The Houston area far exceeds the national average in the number of serious traffic collisions, contributing to skyrocketing medical costs and giving Harris County the most expensive auto insurance rates in Texas, according to the Associated Press.
County officials said one reason drivers in Harris County are at greater risk of collisions is because the area is growing faster than roads can be improved or patrolled. Now area drivers are even crashing into the new MetroRail trains, putting Houston on course to top the national high for light rail collisions.
“We lead the state in crashes no matter how you define them,” said Ned Levine, transportation safety program coordinator for the Houston-Galveston Area Council. “We are among the worst in the country. I haven’t found a metropolitan area that’s higher than ours.”
The HGAC has spent nearly three years gathering collision statistics from several local, state and federal agencies.
Among the findings: The eight-county Houston region has an average of 242 serious crashes every day. For every crash involving a death, injury or property damage of at least $1,000, there are two to three times as many minor ones. Houston drivers also are 21/2 times more likely to be hurt or killed in a traffic collision per mile traveled than the national average. Nearly 600 people a year die on the region’s highways, and about 90,000 are injured.
The data is has been compiled through 2000, and officials are working on data for 2001, the Houston Chronicle reported.
Safety experts say engineering and enforcement are needed to limit the number of crashes.
Houston’s population boom has resulted in more cars on the roads. Highway builders are unable to keep up with the growth and there is not enough mass transit to handle the population. The area also has a large number of illegal immigrants with no driver’s licenses or training, the newspaper reported.
Gridlock causes the most accidents on freeway.

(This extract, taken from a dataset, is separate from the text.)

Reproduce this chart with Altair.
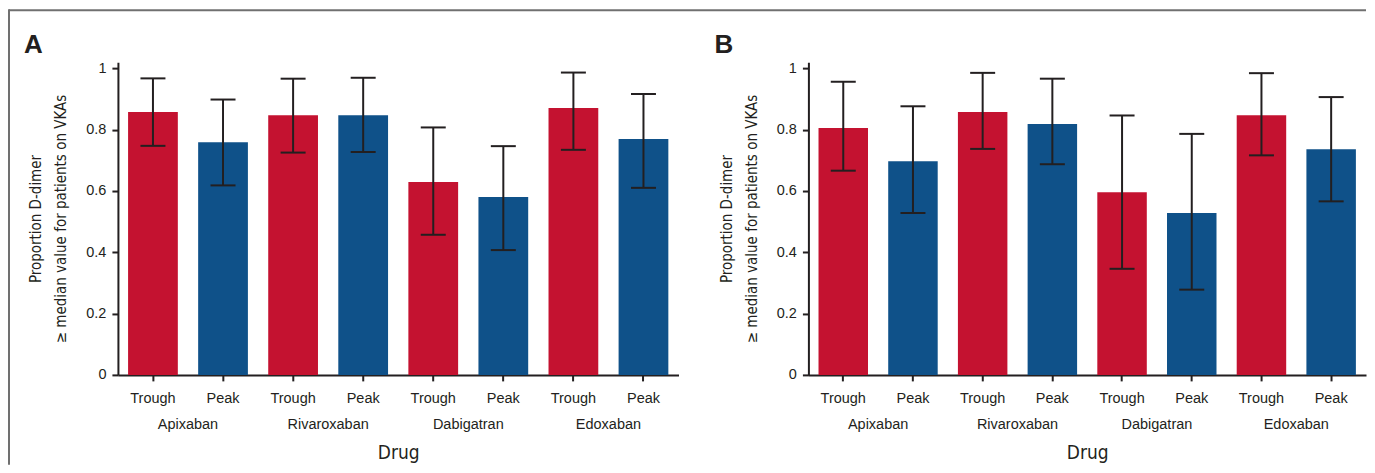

Experts say as traffic backs up drivers’ stress levels build resulting in and increased number of rear-end collisions.
The gridlock-inspired crashes are a statewide phenomena, according to the Texas Department of Public Safety.
“In the large metropolitan areas, people are in a big hurry to get where they are going, and they feel a lot of pressure to be places,” said DPS spokeswoman Tela Mange. “They don’t leave themselves enough time to get there, so they drive too fast and take a lot of risks that end up contributing to or causing wrecks.”
The Texas Department of Transportation’s Houston District has 22 ongoing safety projects, including adding paved shoulders and turn lanes, placing dedicated merge lanes at freeway connectors, constructing new overpasses and replacing signs with a new material that is easier to see at night.
The city and the Transportation Department also are instituting a ban on trucks in the left lane of some freeways.